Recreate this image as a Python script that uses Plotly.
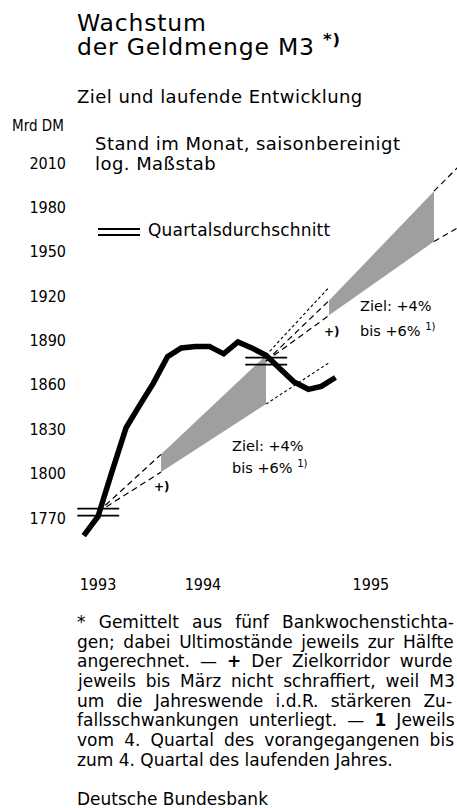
import re
import plotly.graph_objects as go

# ---------------- data ----------------
months = ['1993-10-15', '1993-11-15', '1993-12-15', '1994-01-15', '1994-02-15',
          '1994-03-15', '1994-04-15', '1994-05-15', '1994-06-15', '1994-07-15',
          '1994-08-15', '1994-09-15', '1994-10-15', '1994-11-15', '1994-12-15',
          '1995-01-15', '1995-02-15', '1995-03-15', '1995-04-15']
m3 = [1758, 1771, 1801, 1831, 1847, 1861, 1879, 1885, 1886, 1886,
      1881, 1889, 1885, 1880, 1871, 1862, 1857, 1859, 1865]

q_start = ['1993-10-01', '1994-10-01']
q_end = ['1993-12-31', '1994-12-31']
q_avg = [1774, 1876]

c94_dates = ['1993-11-15', '1994-04-01', '1994-11-15', '1995-04-01']
c94_upper = [1774, 1813, 1880, 1926]
c94_lower = [1774, 1801, 1847, 1875]

c95_dates = ['1994-11-15', '1995-04-01', '1995-11-15', '1996-01-15']
c95_upper = [1876, 1917, 1991, 2010]
c95_lower = [1876, 1907, 1957, 1968]

y_ticks = [1770, 1800, 1830, 1860, 1890, 1920, 1950, 1980, 2010]
x_tickvals = ['1993-11-15', '1994-07-01', '1995-07-01']
x_ticktext = ['1993', '1994', '1995']

footnote_lines = [
    "* Gemittelt aus fünf Bankwochenstichta-",
    "gen; dabei Ultimostände jeweils zur Hälfte",
    "angerechnet. — <b>+</b> Der Zielkorridor wurde",
    "jeweils bis März nicht schraffiert, weil M3",
    "um die Jahreswende i.d.R. stärkeren Zu-",
    "fallsschwankungen unterliegt. — <b>1</b> Jeweils",
    "vom 4. Quartal des vorangegangenen bis",
    "zum 4. Quartal des laufenden Jahres.",
]
footnote_justified = [True, True, True, True, True, True, True, False]

# ---------------- layout helpers ----------------
W, H = 457, 808
PL, PR, PT, PB = 75, 457, 140, 570
MAIN = "DejaVu Sans, Open Sans, sans-serif"
COND = "Liberation Sans Narrow, DejaVu Sans Condensed, Arial Narrow, sans-serif"

# DejaVu Sans advance widths (units per em = 2048), used to justify footnote lines
DV = {' ': 651, '*': 1024, '-': 739, '.': 651, ',': 651, ';': 690, ':': 690,
      '—': 2048, '+': 1716, 'A': 1401, 'B': 1405, 'D': 1577, 'G': 1587, 'H': 1540,
      'J': 604, 'K': 1343, 'M': 1767, 'Q': 1612, 'R': 1423, 'S': 1300, 'U': 1499,
      'Z': 1405, 'a': 1255, 'b': 1300, 'c': 1126, 'd': 1300, 'e': 1260, 'f': 721,
      'g': 1300, 'h': 1298, 'i': 569, 'j': 569, 'k': 1186, 'l': 569, 'm': 1995,
      'n': 1298, 'o': 1253, 'p': 1300, 'r': 842, 's': 1067, 't': 803, 'u': 1298,
      'v': 1212, 'w': 1675, 'z': 1075, 'ä': 1255, 'ü': 1298, 'ö': 1253}
for dgt in '0123456789':
    DV[dgt] = 1303


def text_w(s, size):
    plain = re.sub(r'<[^>]+>', '', s)
    return sum(DV.get(ch, 1250) for ch in plain) / 2048 * size


def fx(p):
    return p / W


def fy(p):
    return 1 - p / H


fig = go.Figure()

SHADE = dict(shape='.', fgcolor='#404040', bgcolor='#bababa', size=2, solidity=0.5)
LONG = '6px,4px'
SHORT = '3px,2.5px'

for dates, up, lo in [(c94_dates, c94_upper, c94_lower), (c95_dates, c95_upper, c95_lower)]:
    fig.add_trace(go.Scatter(
        x=[dates[1], dates[2], dates[2], dates[1], dates[1]],
        y=[up[1], up[2], lo[2], lo[1], up[1]],
        mode='lines', fill='toself', line=dict(width=0),
        fillcolor='#a8a8a8', fillpattern=SHADE,
        hoverinfo='skip', showlegend=False))
    for arr in (up, lo):
        fig.add_trace(go.Scatter(x=dates[0:2], y=arr[0:2], mode='lines',
                                 line=dict(color='black', width=1.2, dash=LONG),
                                 hoverinfo='skip', showlegend=False))

for arr in (c94_upper, c94_lower):
    fig.add_trace(go.Scatter(x=c94_dates[2:4], y=arr[2:4], mode='lines',
                             line=dict(color='black', width=1.1, dash=SHORT),
                             hoverinfo='skip', showlegend=False))
for arr in (c95_upper, c95_lower):
    fig.add_trace(go.Scatter(x=c95_dates[2:4], y=arr[2:4], mode='lines',
                             line=dict(color='black', width=1.2, dash=LONG),
                             hoverinfo='skip', showlegend=False))

fig.add_trace(go.Scatter(x=months, y=m3, mode='lines',
                         line=dict(color='black', width=5.5),
                         hoverinfo='skip', showlegend=False))

shapes = []
for s, e, v in zip(q_start, q_end, q_avg):
    for off in (-3.5, 3.5):
        shapes.append(dict(type='line', xref='x', yref='y', x0=s, x1=e,
                           ysizemode='pixel', yanchor=v, y0=off, y1=off,
                           line=dict(color='black', width=1.8)))
for yy in (229, 235):
    shapes.append(dict(type='line', xref='paper', yref='paper',
                       x0=fx(98), x1=fx(140), y0=fy(yy), y1=fy(yy),
                       line=dict(color='black', width=1.8)))

annotations = []


def ann(text, x, y, size, family=MAIN, xanchor='left', ls=0.0, ws=0.0):
    style = []
    if ls:
        style.append(f'letter-spacing:{ls:.2f}px')
    if ws:
        style.append(f'word-spacing:{ws:.2f}px')
    if style:
        text = f'<span style="{";".join(style)}">{text}</span>'
    annotations.append(dict(text=text, x=fx(x), y=fy(y), xref='paper', yref='paper',
                            xanchor=xanchor, yanchor='middle', showarrow=False,
                            font=dict(family=family, size=size, color='black')))


ann("Wachstum", 75, 23, 23.5, ls=0.8)
ann("der Geldmenge M3 <sup><b>*)</b></sup>", 75, 45, 23.5, ls=0.8)
ann("Ziel und laufende Entwicklung", 75, 96, 18, ls=0.45)
ann("Mrd DM", 10, 126, 15, COND)
ann("Stand im Monat, saisonbereinigt", 93, 144, 18, ls=0.45)
ann("log. Maßstab", 93, 163, 18, ls=0.45)
ann("Quartalsdurchschnitt", 146, 230, 17, ls=0.2)
ann("Ziel: +4%", 230, 446, 14.5)
ann("bis +6% <sup>1)</sup>", 230, 467, 14.5)
ann("Ziel: +4%", 358, 306, 14.5)
ann("bis +6% <sup>1)</sup>", 358, 330, 14.5)
ann("<b>+)</b>", 152, 487, 12)
ann("<b>+)</b>", 322, 332, 12)

FN_SIZE = 17
FN_WIDTH = 377
fn_y = [622, 641.5, 661, 681, 700.5, 720, 740, 759.5]
for line, yy, just in zip(footnote_lines, fn_y, footnote_justified):
    ws = 0.0
    if just:
        n_sp = re.sub(r'<[^>]+>', '', line).count(' ')
        ws = max(0.0, (FN_WIDTH - text_w(line, FN_SIZE)) / n_sp)
    ann(line, 75, yy, FN_SIZE, ws=ws)
ann("Deutsche Bundesbank", 75, 799, FN_SIZE)

fig.update_layout(
    width=W, height=H,
    margin=dict(l=0, r=0, t=0, b=0),
    paper_bgcolor='white', plot_bgcolor='white',
    showlegend=False,
    shapes=shapes, annotations=annotations,
    xaxis=dict(domain=[fx(PL), fx(PR)], type='date',
               range=['1993-09-26', '1996-01-04'],
               tickvals=x_tickvals, ticktext=x_ticktext,
               showgrid=False, zeroline=False, showline=False, ticks='',
               ticklabelstandoff=3,
               tickfont=dict(family=COND, size=16, color='black'),
               automargin=False, fixedrange=True),
    yaxis=dict(domain=[fy(PB), fy(PT)], type='linear',
               range=[1734.8, 2025.6],
               tickvals=y_ticks, ticktext=[str(v) for v in y_ticks],
               showgrid=False, zeroline=False, showline=False, ticks='',
               ticklabelstandoff=8,
               tickfont=dict(family=COND, size=16, color='black'),
               automargin=False, fixedrange=True),
)

fig.write_html("out.html", config={'displayModeBar': False},
               post_script="document.body.style.margin='0px';")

----

• [PROBLEM REQUIREMENTS]
Restate each line from the start of the listing through the line bearing "x_ticktext = ['1993', '1994', '1995']" word for word. Drop the pictures.

• [IN RESPONSE]
Recreate this image as a Python script that uses Plotly.
import re
import plotly.graph_objects as go

# ---------------- data ----------------
months = ['1993-10-15', '1993-11-15', '1993-12-15', '1994-01-15', '1994-02-15',
          '1994-03-15', '1994-04-15', '1994-05-15', '1994-06-15', '1994-07-15',
          '1994-08-15', '1994-09-15', '1994-10-15', '1994-11-15', '1994-12-15',
          '1995-01-15', '1995-02-15', '1995-03-15', '1995-04-15']
m3 = [1758, 1771, 1801, 1831, 1847, 1861, 1879, 1885, 1886, 1886,
      1881, 1889, 1885, 1880, 1871, 1862, 1857, 1859, 1865]

q_start = ['1993-10-01', '1994-10-01']
q_end = ['1993-12-31', '1994-12-31']
q_avg = [1774, 1876]

c94_dates = ['1993-11-15', '1994-04-01', '1994-11-15', '1995-04-01']
c94_upper = [1774, 1813, 1880, 1926]
c94_lower = [1774, 1801, 1847, 1875]

c95_dates = ['1994-11-15', '1995-04-01', '1995-11-15', '1996-01-15']
c95_upper = [1876, 1917, 1991, 2010]
c95_lower = [1876, 1907, 1957, 1968]

y_ticks = [1770, 1800, 1830, 1860, 1890, 1920, 1950, 1980, 2010]
x_tickvals = ['1993-11-15', '1994-07-01', '1995-07-01']
x_ticktext = ['1993', '1994', '1995']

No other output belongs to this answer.